_Exercise requirements_
In the material below, find each line holding the string "that" and copy it.

_Stored records_
== == ==

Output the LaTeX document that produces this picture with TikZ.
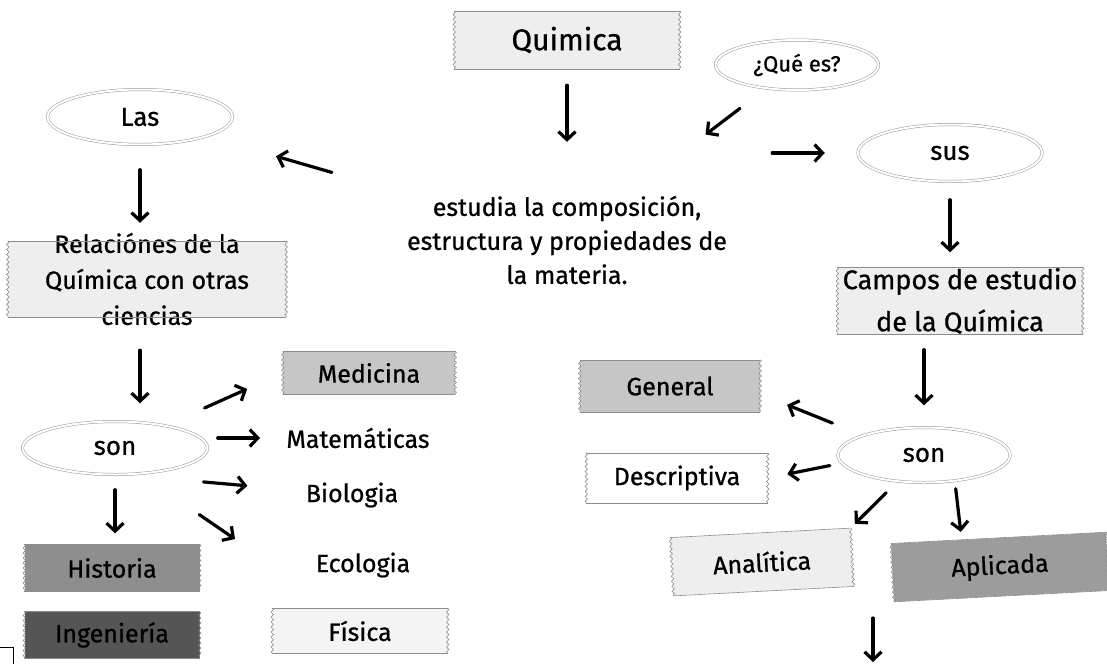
\documentclass[tikz,border=0pt]{standalone}
\usepackage{fontspec}
\setmainfont{Fira Sans}[FakeBold=0.8]
\usepackage{tikz}
\usetikzlibrary{arrows.meta,positioning,shapes.geometric,decorations.pathmorphing}
\definecolor{tapelight}{HTML}{EEEEEE}
\definecolor{tapepale}{HTML}{F4F4F4}
\definecolor{tapemid}{HTML}{C6C6C6}
\definecolor{tapegray}{HTML}{8E8E8E}
\definecolor{tapeapl}{HTML}{9C9C9C}
\definecolor{tapedark}{HTML}{555555}
\tikzset{
  oval/.style={ellipse,draw=black!40,line width=0.5pt,double=white,double distance=2pt,inner sep=0pt,font=\fontsize{26}{30}\selectfont},
  word/.style={inner sep=0pt,font=\fontsize{25}{34}\selectfont},
  tapeline/.style={draw=black!45,fill=none,line width=0.6pt},
  ragged/.style={decorate,decoration={zigzag,amplitude=1.2pt,segment length=5pt}},
  tapebox/.style={fill=#1,inner sep=0pt,font=\fontsize{25}{30}\selectfont,
    append after command={
      (\tikzlastnode.north west) edge[tapeline] (\tikzlastnode.north east)
      (\tikzlastnode.south west) edge[tapeline] (\tikzlastnode.south east)
      (\tikzlastnode.north west) edge[tapeline,ragged] (\tikzlastnode.south west)
      (\tikzlastnode.north east) edge[tapeline,ragged] (\tikzlastnode.south east)}},
  arr/.style={line width=3.2pt,line cap=round,-{Straight Barb[length=8pt,width=17pt]}}
}
\begin{document}
\begin{tikzpicture}[x=1pt,y=-1pt]
  \useasboundingbox (0,0) rectangle (1107,664);
  \node[tapebox=tapelight,minimum width=225pt,minimum height=58pt,font=\fontsize{30}{34}\selectfont] (quim) at (567,40) {Quimica};
  \node[oval,minimum width=163pt,minimum height=50pt,font=\fontsize{22}{26}\selectfont] (que) at (797,65) {¿Qué es?};
  \node[word,minimum width=320pt,minimum height=104pt,align=center] (texto) at (567,240)
    {estudia la composición,\\estructura y propiedades de\\la materia.};
  \node[oval,minimum width=184pt,minimum height=57pt] (sus) at (950,153) {sus};
  \node[oval,minimum width=185pt,minimum height=55pt] (las) at (140,117) {Las};
  \node[tapebox=tapelight,minimum width=278pt,minimum height=76pt,inner ysep=-10pt,align=center,font=\fontsize{25}{36}\selectfont] (rel) at (147,279)
    {Relaciónes de la\\Química con otras\\ciencias};
  \node[tapebox=tapelight,minimum width=245pt,minimum height=67pt,align=center,font=\fontsize{27}{42}\selectfont] (campos) at (960,301)
    {Campos de estudio\\de la Química};

  \node[oval,minimum width=185pt,minimum height=53pt] (sonL) at (115,448) {son};
  \node[tapebox=tapemid,minimum width=172pt,minimum height=43pt] (medicina) at (369,373) {Medicina};
  \node[word] (mate) at (358,438) {Matemáticas};
  \node[word] (bio) at (352,495) {Biologia};
  \node[word] (eco) at (363,565) {Ecologia};
  \node[tapebox=tapepale,minimum width=175pt,minimum height=45pt] (fisica) at (360,631) {Física};
  \node[tapebox=tapegray,minimum width=175pt,minimum height=47pt] (historia) at (112,568) {Historia};
  \node[tapebox=tapedark,minimum width=175pt,minimum height=46pt,below=20pt of historia] (ingen) {Ingeniería};

  \node[oval,minimum width=172pt,minimum height=55pt] (sonR) at (924,455) {son};
  \node[tapebox=tapemid,minimum width=180pt,minimum height=52pt] (general) at (670,386) {General};
  \node[tapebox=white,minimum width=181pt,minimum height=50pt] (descr) at (677,478) {Descriptiva};
  \node[tapebox=tapelight,minimum width=180pt,minimum height=58pt,rotate=3] (analit) at (762,562) {Analítica};
  \node[tapebox=tapeapl,minimum width=215pt,minimum height=58pt,rotate=3] (aplic) at (1000,567) {Aplicada};
  \coordinate (abajo) at (873,618);
  \coordinate (fin) at (873,662);

  \draw[arr,shorten <=16pt,shorten >=46pt] (quim) -- (texto);
  \draw[arr,shorten <=33pt,shorten >=88pt] (que) -- (texto);
  \draw[arr,shorten <=45pt,shorten >=33pt] (texto.north east |- sus) -- (sus);
  \draw[arr,shorten <=18pt,shorten >=15pt] (sus) -- (sus |- campos.north);
  \draw[arr,shorten <=78pt,shorten >=72pt] (texto) -- (las);
  \draw[arr,shorten <=25pt,shorten >=18pt] (las) -- (las |- rel.north);
  \draw[arr,shorten <=33pt,shorten >=18pt] (las |- rel.south) -- (las |- sonL.north);
  \draw[arr,shorten <=15pt,shorten >=11pt] (sonL) -- (sonL |- historia.north);
  \draw[arr,shorten <=43pt,shorten >=39pt] (sonL) -- (medicina.west);
  \draw[arr,shorten <=10pt,shorten >=98pt] (sonL.east |- mate) -- (mate.center);
  \draw[arr,shorten <=23pt,shorten >=105pt] ([yshift=-13pt]sonL.south east) -- (bio.center);
  \draw[arr,shorten <=102pt,shorten >=46pt] ([yshift=-9pt]sonL.center) -- ([xshift=-90pt]eco.center);

  \draw[arr,shorten <=15pt,shorten >=22pt] (sonR |- campos.south) -- (sonR);
  \draw[arr,shorten <=33pt,shorten >=29pt] (sonR.north west) -- ([yshift=-8pt]general.east);
  \draw[arr,shorten <=8pt,shorten >=20pt] ([yshift=-9pt]sonR.west) -- (descr.east);
  \draw[arr,shorten <=16pt,shorten >=6pt] (sonR) -- (analit.north east);
  \draw[arr,shorten <=6pt,shorten >=6pt] ([xshift=31pt]sonR.south) -- ([xshift=-37pt]aplic.north);
  \draw[arr] (abajo) -- (fin);

  \draw[line width=1pt] (0,647) -| (13,664);
\end{tikzpicture}
\end{document}
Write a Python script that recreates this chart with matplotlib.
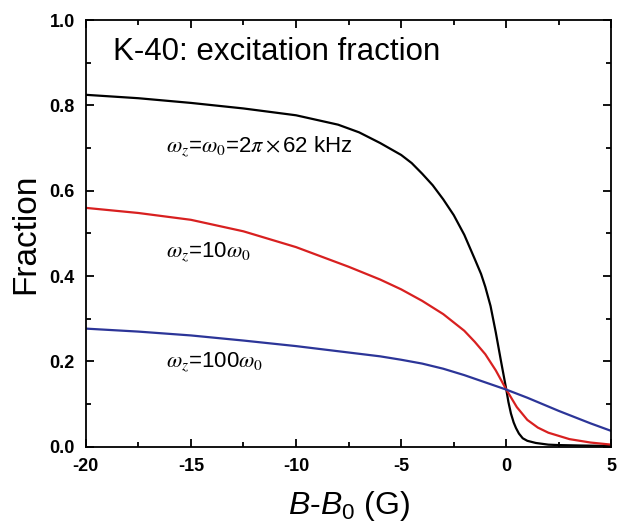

== == ==

_Exercise response_
Output the LaTeX document that produces this picture with TikZ.
Write a Python script that recreates this chart with matplotlib.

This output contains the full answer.